A meeting was held on Thursday via video-link by the Advisor to Prime Minister for Commerce Mr. Abdul Razzak Dawood, with presidents of various chambers of commerce including Karachi, Lahore, Faisalabad and Gujranwala to discuss and elicit views of the stake holders regarding initiative of the Tariff Rationalization Board to review and reform the tariff structure of various industrial raw materials imported by various sectors and to rationalize the same in order to support the industrial sectors and stimulate growth.
KCCI was represented in the meeting by President Agha Shahab Ahmed Khan and Former Senior Vice President Ibrahim Kasumbi, to provide input and suggestions for tariff rationalization to the Advisor to PM for Commerce.
Briefing the participants of the meeting, Mr. Abdul Razzak Dawood said that the government is aiming to reduce and if necessary phase out Additional Customs Duty (ACD) and Regulatory Duty (RD) on those raw materials which are not produced in Pakistan. He said that Pakistan is among the very few countries where duties and taxes on imports are a major source of revenue and such heavy reliance on imports for revenue generation is counter-productive, particularly the tariffs on industrial raw materials. Therefore the Tariff Rationalization Board in collaboration with National Tariff Commission is working on a plan to rationalize and phase out high tariffs on raw materials to support and encourage investment in industrialization and implement the changes in the budget for next fiscal year 2021-22. The purpose of today’s meeting was to involve the stake holders through trade bodies and chambers of commerce to identify the sectors and raw materials which are subject to excessive tariffs and where the rationalization and reduction is necessary to reduce cost of production and making the industries more competitive.
Abdul Razak Dawood, while agreeing to the suggestions of President Karachi Chamber of Commerce & Industry (KCCI) Agha Shahab Ahmed Khan, assured that the Ministry of Commerce was working on rationalizing of tariffs and duties in such a manner that these tariffs and duties safeguard the domestic industry rather than becoming a source of revenue generation.
Responding to Agha Shahab’s suggestions, Razak Dawood who is also the Chairman of National Tariff Policy Board, agreed that the representatives and experts from numerous other important sectors of the economy and specially the textile sector must also become part of these meetings which should not remain confined to Presidents of Chambers of Commerce only. “Initially, the ministry of commerce is analyzing tariffs and duties for textile sector which will be followed by tariff rationalization for other sectors as well in subsequent meetings which will be held in September and October”, he added.
Speaking on the occasion, President KCCI said that it was encouraging to see that the Ministry of Commerce is working to finalize tariff rationalization policy on industrial raw materials for the next three years which was long overdue and will ensure sustainability of economy.
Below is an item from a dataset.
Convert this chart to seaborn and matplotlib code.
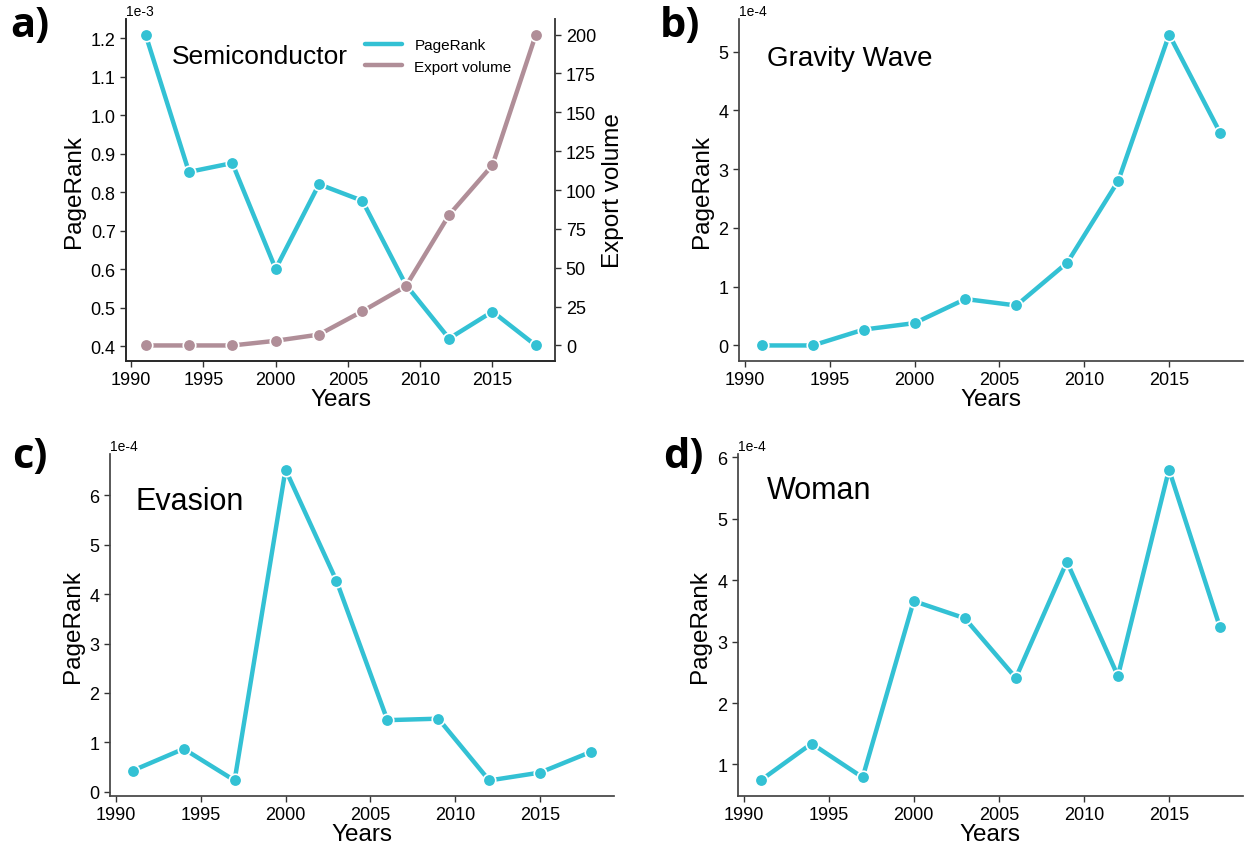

The planned reforms will allow businessmen and industrialists to focus on expanding their production and exports rather than remaining concerned with unpredictability of costs due to frequent changes in tariff structures and ad-hoc measures by the FBR.
He pointed out that since Pakistan came to existence, the governments from time to time have been pursuing tariff policies focused on revenue generation only which was not a wise move as the tariff structure should be devised to protect and safeguard the interest of domestic industry and enable them to efficiently compete with imported products.
He noted that it has been observed in many cases that duties on imported finished goods were lower while these were too high on the import of raw materials required by local manufacturers of same products that results in discouraging the local production as the locally manufactured finished goods become costlier and uncompetitive when compared to the imported ones which are available at cheaper rates. “Duties on the imports of raw materials have to be drastically brought down in order to enable the local industries to efficiently compete with imported products which, if done, would surely improve production capacity, encourage industrial expansion, generate employment opportunities and prove favorable for the economy”, he added.
President KCCI further suggested that holding consultative meetings with Presidents of Chambers of Commerce & Industry was although a good move by the Ministry of Commerce but in order to make these meetings result oriented, experts from not just textile sector but other important sectors recommended by Chambers of Commerce must also be allowed to participate in such meetings whose valuable inputs would make such meetings successful and result oriented.
While assuring KCCI’s full support and cooperation, President KCCI said that the business and industrial community appreciates the initiatives taken by the MOC and NTPB to create an enabling environment and provide its feedback and proposals on specific sectors which are in need of relief through reduction in tariffs on their inputs and raw materials.